エレファントカシマシ、支持され続けるライブパフォーマンスのあり方 アリーナツアーにも感じた確固たる上昇志向

 今ツアーは声出しが解禁されたこともあり、「so many people」や「ファイティングマン」では拳を突き上げ、会場一体で声援を送ることが可能となった。さらに、バンドが35周年を迎えたことで、宮本自身の心境にも変化があったようだ。ライブ終盤に披露された「RAINBOW」は演奏頻度が高く、盛り上がる曲としてファンに人気の曲で、ラストの大サビで宮本が「まるでRAINBOW それが俺だ! 俺がヒーローだ!」と叫んだ。宮本の生き様がそのまま突き刺さってくるような歌詞と力強い歌声により、観客のボルテージは最高潮に達した。もちろん、激しい音楽だけではなく、ストリングスを加えての「リッスントゥザミュージック」は原曲とは違った大人の雰囲気で、弦楽器や鍵盤と共に宮本の優しい歌声が奏でられ、拍手が鳴り響いた。

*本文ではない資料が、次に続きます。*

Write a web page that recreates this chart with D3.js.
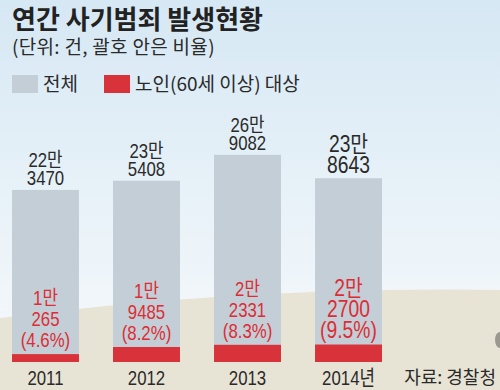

 宮本は以前インタビューで、「安定したファンに囲まれて活動を続けていくスタイルも素敵だけれども、私は戦い、挑戦する人生を選びたい。自分の歌を聴いたことがないという人たちにも届けたい。時間は有限だからこそ、今を大切に、一曲一曲を丁寧に歌っていかなくてはいけないんです」と語っていた(※1)。4人それぞれが一つの音楽を制作するために熱量を持って練習し、本番で最高のパフォーマンスを観客にぶつけることは容易いことではない。だが、そういった状況の中でも常に反骨精神を持ちながら、次に向けて行動できるのは強い結束力があるからで、35年共に第一線で戦ってきた仲間たちを想う心と、宮本の確固たる上昇志向の表れなのではないだろうか。不遇の時代が続き、もがき続けてきた男たちの瞳にあるものは、常に売れ続けたいという一種の生命力だ。そして、40周年からその先へのビジョンを持ち、楽曲「戦う男」のように走り続けていくのだろう。昔のような荒々しさとは違った大人の戦い方で、次のライブもさらなる進化を遂げているに違いない。